Diageo was formed as a result of a merger between the Grand Metropolitan Public Limited Company (GrandMet) and Guinness PLC (Guinness Group) in December 1997. Diageo owned Pillsbury, which was sold to General Mills in 2000. Moreover, Diageo sold Burger King, the American fast food restaurant chain to a U.S firm, Texas Pacific, in 2002. In 2011, Diageo acquired the Turkish liquor company, Mey Icki for $2.1 billion, and in 2012, it acquired Ypioca, Brazil’s largest selling brand of premium cachaca, for $300 million. In November 2012, the company acquired a 53.4% stake in the Indian company United Spirits for $1.28 billion. The company also has a 34% stake in the Moet Hennessy drinks division of the French company LVMH. Every year, the company produces its brands from 143 sites, selling in 180 countries.
SOURCES OF VALUE
Diageo, which is the world’s largest spirit producer by volume, primarily derives value from its North America segment, which includes U.S. Spirits & Wines, Diageo-Guinness U.S.A. (DGUSA), and Canada. North America accounted for 35% of the company’s net sales and over 50% of the operating profit in FY17. With a majority 55% stake in UB Group’s United Spirits, Diageo accounts for 25% of the global volume share of premium spirits. Global giants represent 41% of Diageo's net sales. These include brand families of Johnnie Walker, Smirnoff, Captain Morgan, Baileys, Tanqueray, and Guinness.

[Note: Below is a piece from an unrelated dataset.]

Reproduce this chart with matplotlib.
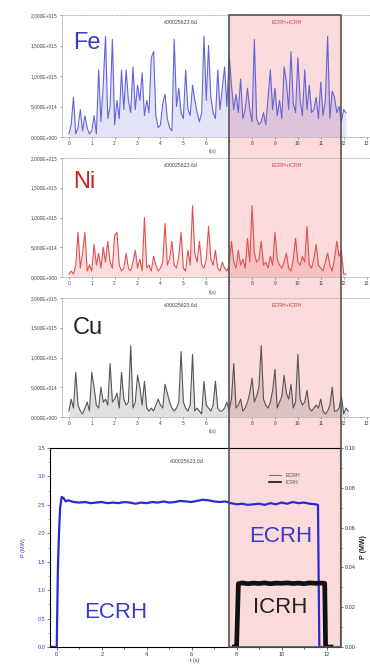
import numpy as np
import matplotlib
matplotlib.use("Agg")
import matplotlib.pyplot as plt
from matplotlib.patches import Rectangle
from matplotlib.lines import Line2D
from matplotlib.ticker import MultipleLocator

plt.rcParams['font.family'] = ['Liberation Sans', 'DejaVu Sans']

# ---- data -------------------------------------------------------------
# impurity line signals, sampled every 0.1 s, in units of 5e14
dt = 0.1
fe_vals = [0.1, 0.4, 1.3, 0.1, 0.3, 0.9, 0.2, 0.7, 0.3, 0.1,
           0.2, 0.7, 0.1, 2.2, 0.5, 1.7, 3.3, 0.6, 1.0, 3.2,
           0.4, 1.2, 0.6, 2.2, 0.9, 2.2, 1.2, 0.8, 2.3, 0.9,
           1.7, 1.2, 2.1, 0.7, 1.2, 0.8, 2.6, 2.8, 0.7, 0.3,
           0.4, 1.1, 1.4, 0.6, 0.3, 0.2, 3.2, 1.0, 1.6, 0.8,
           0.6, 2.2, 0.9, 0.7, 1.7, 1.2, 0.8, 0.5, 0.8, 3.3,
           1.2, 3.0, 1.3, 0.8, 0.6, 2.2, 0.9, 1.6, 2.3, 1.0,
           2.7, 1.7, 0.9, 1.4, 0.8, 1.9, 0.6, 0.9, 1.6, 0.9,
           0.5, 3.2, 0.6, 0.4, 0.5, 0.8, 0.4, 1.3, 2.2, 0.9,
           1.6, 0.7, 1.2, 0.6, 2.3, 1.8, 0.9, 2.8, 1.1, 0.8,
           2.6, 1.2, 0.7, 2.2, 0.9, 1.7, 0.8, 0.9, 1.3, 0.6,
           1.8, 0.7, 1.2, 3.3, 0.6, 1.5, 1.3, 0.8, 1.0, 0.5,
           0.9, 0.8]
ni_vals = [0.1, 0.2, 0.1, 0.4, 1.5, 0.3, 0.8, 1.5, 0.2, 0.4,
           0.2, 1.1, 0.4, 0.8, 0.3, 1.0, 0.5, 1.2, 0.5, 0.3,
           1.4, 1.5, 0.4, 0.2, 0.3, 0.8, 0.3, 0.2, 0.5, 0.9,
           0.3, 0.6, 0.2, 2.0, 0.3, 0.4, 0.2, 0.7, 0.4, 0.2,
           0.3, 0.5, 1.8, 0.4, 0.6, 1.2, 0.4, 0.3, 0.7, 1.5,
           0.3, 0.2, 0.9, 0.4, 2.4, 0.8, 0.5, 1.2, 0.4, 0.3,
           0.6, 1.7, 0.6, 0.4, 0.9, 0.3, 0.2, 0.5, 0.3, 0.2,
           0.4, 1.2, 0.5, 0.3, 0.9, 0.4, 0.6, 0.3, 1.3, 0.5,
           2.4, 0.8, 0.5, 0.6, 1.2, 0.4, 0.5, 0.3, 0.7, 0.4,
           1.5, 0.6, 0.4, 0.3, 0.5, 0.8, 0.3, 0.2, 0.6, 1.3,
           0.5, 0.4, 0.7, 0.5, 1.7, 0.4, 0.3, 0.6, 1.1, 0.4,
           0.3, 0.2, 0.5, 0.8, 0.4, 0.2, 0.6, 1.2, 0.7, 0.9,
           0.1, 0.1]
cu_vals = [0.2, 0.6, 0.3, 1.5, 0.4, 0.2, 0.1, 0.3, 0.5, 0.2,
           1.5, 1.0, 0.4, 0.3, 1.0, 0.5, 0.6, 0.4, 1.8, 0.5,
           0.6, 0.8, 0.3, 1.5, 0.6, 0.4, 0.5, 2.4, 0.3, 0.5,
           1.4, 1.0, 0.4, 1.2, 0.3, 0.2, 0.3, 0.2, 0.4, 0.6,
           0.4, 0.3, 1.1, 0.8, 0.5, 0.3, 0.2, 0.3, 0.5, 2.2,
           0.5, 0.3, 0.2, 0.4, 2.1, 0.2, 0.3, 0.2, 0.1, 1.2,
           0.4, 0.3, 0.2, 0.4, 1.2, 0.3, 0.2, 0.2, 0.3, 0.5,
           0.2, 0.6, 1.8, 0.3, 0.4, 0.6, 0.2, 0.3, 0.5, 0.8,
           1.3, 0.5, 0.7, 1.0, 2.4, 0.6, 0.4, 0.3, 0.5, 0.9,
           1.6, 0.3, 0.5, 0.7, 1.4, 0.8, 0.6, 1.1, 0.3, 0.5,
           2.1, 0.6, 0.4, 0.5, 0.9, 0.3, 0.2, 0.3, 0.4, 0.3,
           0.6, 0.2, 0.1, 0.2, 0.4, 1.0, 0.2, 0.2, 0.3, 0.7,
           0.1, 0.3, 0.2]
top_yticklabels = ['0,000E+000', '5,000E+014', '1,000E+015', '1,500E+015', '2,000E+015']
top_xticks = list(range(14))

# heating power traces
ecrh_t = [-0.3, 0.0, 0.05, 0.1, 0.15, 0.22, 0.3, 0.4,
          0.5, 0.75, 1.0, 1.25, 1.5, 1.75, 2.0, 2.25, 2.5, 2.75,
          3.0, 3.25, 3.5, 3.75, 4.0, 4.25, 4.5, 4.75, 5.0, 5.25,
          5.5, 5.75, 6.0, 6.25, 6.5, 6.75, 7.0, 7.25, 7.5, 7.75,
          8.0, 8.25, 8.5, 8.75, 9.0, 9.25, 9.5, 9.75, 10.0, 10.25,
          10.5, 10.75, 11.0, 11.25, 11.5, 11.62, 11.68, 12.2]
ecrh_p = [0.0, 0.0, 1.35, 2.0, 2.45, 2.64, 2.62, 2.56,
          2.58, 2.55, 2.54, 2.55, 2.53, 2.54, 2.55, 2.53, 2.54, 2.53,
          2.55, 2.54, 2.52, 2.54, 2.53, 2.55, 2.54, 2.56, 2.54, 2.55,
          2.57, 2.56, 2.55, 2.57, 2.59, 2.58, 2.56, 2.55, 2.56, 2.53,
          2.51, 2.52, 2.50, 2.51, 2.52, 2.50, 2.53, 2.51, 2.54, 2.52,
          2.55, 2.53, 2.54, 2.52, 2.51, 2.50, 0.0, 0.0]
icrh_t = [7.9, 8.0, 8.08, 8.25, 8.5, 8.75, 9.0, 9.25, 9.5, 9.75, 10.0,
          10.25, 10.5, 10.75, 11.0, 11.25, 11.5, 11.75, 11.92, 11.96, 12.2]
icrh_p = [0.0, 0.0, 0.0318, 0.0322, 0.0318, 0.0321, 0.0319, 0.0322, 0.0318, 0.0321, 0.0320,
          0.0322, 0.0319, 0.0321, 0.0318, 0.0322, 0.0320, 0.0321, 0.0320, 0.0, 0.0]

# ---- figure -----------------------------------------------------------
W, H = 370, 670
fig = plt.figure(figsize=(W / 100, H / 100), dpi=100)


def px_axes(left, top, right, bottom):
    a = fig.add_axes([left / W, 1 - bottom / H, (right - left) / W, (bottom - top) / H])
    a.set_facecolor('none')
    return a


# shaded ECRH+ICRH window behind all panels, border on top
win = (229 / W, 1 - 647 / H, 112 / W, 632 / H)
fig.add_artist(Rectangle(win[:2], win[2], win[3], transform=fig.transFigure,
                         facecolor='#fadada', edgecolor='none', zorder=-1))
fig.add_artist(Rectangle(win[:2], win[2], win[3], transform=fig.transFigure,
                         fill=False, edgecolor='#555555', lw=1.2, zorder=5))

panels = [
    ('Fe', fe_vals, '#6464d8', '#3c3cc0', 15, 137, 0.77),
    ('Ni', ni_vals, '#e05050', '#d01e1e', 158, 277, 0.80),
    ('Cu', cu_vals, '#555555', '#222222', 298, 417, 0.75),
]

for name, vals, lc, tc, top, bot, ly in panels:
    ax = px_axes(62, top, 378, bot)
    t = np.arange(len(vals)) * dt
    ax.fill_between(t, 0, vals, color=lc, alpha=0.18, lw=0)
    ax.plot(t, vals, color=lc, lw=0.8)
    ax.set_xlim(-0.3, 13.5)
    ax.set_ylim(0, 4)
    ax.set_xticks(top_xticks)
    ax.set_yticks(range(5))
    ax.set_yticklabels(top_yticklabels)
    ax.tick_params(labelsize=3.5, length=1.5, width=0.4, colors='#444444', pad=1.5)
    for s in ax.spines.values():
        s.set_color('#bbbbbb')
        s.set_linewidth(0.6)
    ax.spines['top'].set_linestyle('--')
    ax.spines['right'].set_visible(False)
    ax.text(0.035, ly, name, transform=ax.transAxes, color=tc, fontsize=17,
            ha='left', va='center')
    ax.text(4.9, 3.75, '#00025623.6d', color='#444444', fontsize=3.8, ha='center', va='center')
    ax.text(9.5, 3.75, 'ECRH+ICRH', color='#d04040', fontsize=3.8, ha='center', va='center')
    fig.text(213 / W, 1 - (bot + 15) / H, 't(s)', fontsize=3.8, color='#444444',
             ha='center', va='center')

# bottom panel: heating power
axb = px_axes(50, 448, 340, 647)
axb.plot(ecrh_t, ecrh_p, color='#2a2ad2', lw=1.6)
axb.set_xlim(-0.3, 12.6)
axb.set_ylim(0, 3.5)
axb.xaxis.set_major_locator(MultipleLocator(2))
axb.xaxis.set_minor_locator(MultipleLocator(1))
axb.yaxis.set_major_locator(MultipleLocator(0.5))
axb.yaxis.set_minor_locator(MultipleLocator(0.25))
axb.tick_params(axis='y', labelsize=4, colors='#3a3ad0', length=2, width=0.5, pad=1.5)
axb.tick_params(axis='y', which='minor', length=1.2, width=0.4, colors='#888888')
axb.tick_params(axis='x', labelsize=4, colors='#333333', length=2, width=0.5, pad=1.5)
axb.tick_params(axis='x', which='minor', length=1.2, width=0.4)
axb.set_xlabel('t (s)', fontsize=4, color='#333333', labelpad=1)
axb.set_ylabel('P (MW)', fontsize=4, color='#3a3ad0', labelpad=8)
for s in axb.spines.values():
    s.set_color('#999999')
    s.set_linewidth(0.6)
axb.spines['bottom'].set_color('#333333')

axr = axb.twinx()
axr.set_facecolor('none')
axr.plot(icrh_t, icrh_p, color='#111111', lw=3.4)
axr.set_ylim(0, 0.10)
axr.yaxis.set_major_locator(MultipleLocator(0.02))
axr.yaxis.set_minor_locator(MultipleLocator(0.01))
axr.tick_params(axis='y', labelsize=4, colors='#333333', length=2, width=0.5, pad=1.5)
axr.tick_params(axis='y', which='minor', length=1.2, width=0.4)
axr.set_ylabel('P (MW)', fontsize=5, fontweight='bold', color='#222222', labelpad=3)
axr.spines['right'].set_color('#444444')

axb.text(5.8, 3.27, '#00025623.6d', color='#444444', fontsize=3.8, ha='center', va='center')
axb.text(1.2, 0.6, 'ECRH', color='#3a3ac8', fontsize=16, ha='left', va='center')
axb.text(8.55, 1.95, 'ECRH', color='#3a3ac8', fontsize=16, ha='left', va='center')
axb.text(8.75, 0.69, 'ICRH', color='#222222', fontsize=16, ha='left', va='center')

handles = [Line2D([], [], color='#555555', lw=0.6), Line2D([], [], color='#111111', lw=1.2)]
axb.legend(handles, ['ECRH', 'ICRH'], loc='upper left', bbox_to_anchor=(0.74, 0.9),
           frameon=False, fontsize=3.8, handlelength=2.2, labelspacing=0.5, labelcolor='#555555')

fig.savefig('out.png', dpi=100)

Strong brand marketing and increasing popularity of ultra premium and premium brands to boost Diageo's volumes
Diageo has a premium brand positioning worldwide, with the U.S. being the company's largest market. With an increase in advertising, popularity, and improvement in spending limits, consumers might shift to more expensive alcohol brands, boosting the company's volumes as well as revenues per unit volume.
- North America accounts for roughly 20% of the volume share of the company. The company's strong brand positioning in this region is mainly due to its dominance in the vodka and whiskey category, as well as a growing market share in rum. Sales of US Spirits increased 3.3% in FY 2018 (year ended June 2018), with the growth slowing as compared to the corresponding period in the prior year, as a result of a tough comparison. The company continued its focus on the recruiting of millennials and multi-cultural consumers, using a mix of traditional and digital channels for marketing. While all key brands were able to gain value share, vodka still remains a weakness. Excluding Cîroc and Ketel One vodka, net sales grew 4.5%. The company is undertaking a number of initiatives to return these brands to positive growth, such as focusing on the three core variants of Cîroc — Blue, Apple, and Peach — and the launch of the new flavor, French Vanilla, and highlighting the fact that Ketel One is 100% non-GMO. DEO is targeting the super-premium vodka segment to drive the U.S. spirits performance.
- Diageo leads the spirits market in the U.K. and Greece with a 26% and 27% value share respectively. Also in Ireland, Diageo is the second leading spirits brand with a 30% market share closely following Ireland distillers. In Ireland, Smirnoff Red, and Captain Morgan, are the company's top performing brands.
- Diageo's Smirnoff vodka brand is one of the top vodka brands in Eastern Europe. Premium scotch and rum brands are also gaining huge popularity in these regions.
- In India, Diageo completed its full integration with United Spirits Limited, the largest spirits company to lead the Indian spirits market. Moreover, in Vietnam, Hanoi Liquor Joint Stock Company led the spirits market, where Diageo holds a 45% stake. In Australia also, Diageo leads the spirits market.
India's growth potential
India is considered to be a big opportunity for the company and is a key focus area for FY 2018. Diageo has made good progress in accelerating growth as it focuses on the long-term opportunity, while mitigating short-term impacts of events and legislation. Net sales improved 9% in India, reflecting an acceleration in the second half of the year. The company's strategy in the country is to grow its Prestige and above brands, which now represent two-thirds of the company's portfolio in the country, and grew 12% in the year. Sales growth and accelerated productivity also helped to improve gross margins in the country by 300 basis points, notwithstanding the impact of inflation and the recently launched goods and service tax (GST). For greater cost efficiency, the company's tram-lining, which involves breaking down the individual costs involved in a product, and comparing them to other products in the market, as well as internal benchmarks, has helped to reduce glass costs, through light-weighting and a more effective sourcing strategy. Furthermore, Zero-based budgeting has reduced indirect costs.
While the country is its second largest market in terms of value and volume, according to analysts' estimates, the region accounts for only 1.5% of its operating profit. However, Diageo CEO Ivan Menezes expects the margins in the region to improve from the 10% currently to high teens within five years.
Emerging middle class in Africa
An emerging and thirsty middle class has made Africa one of the most lucrative markets for the wine and spirits industry, as the market has been expanding at five times the global average, in 24 sub-Saharan African countries, according to IWSR, a British wine consultancy. Furthermore, saturated beer markets across North America and Europe have resulted in breweries rushing to set themselves up in the rewarding, yet risky, markets in Africa. Countries in sub-Saharan Africa are also experiencing significant rates of urbanization, with the U.N. forecasting the urbanization rate to reach 45.9% by 2030. An increasing level of disposable income will be to the advantage of liquor companies, as moving into the middle class allows consumers to go for more quality. Furthermore, while Africans drink nine liters of beer per head per year, the global average is 45. With an increase in disposable incomes, the rate of beer consumption is set to grow significantly.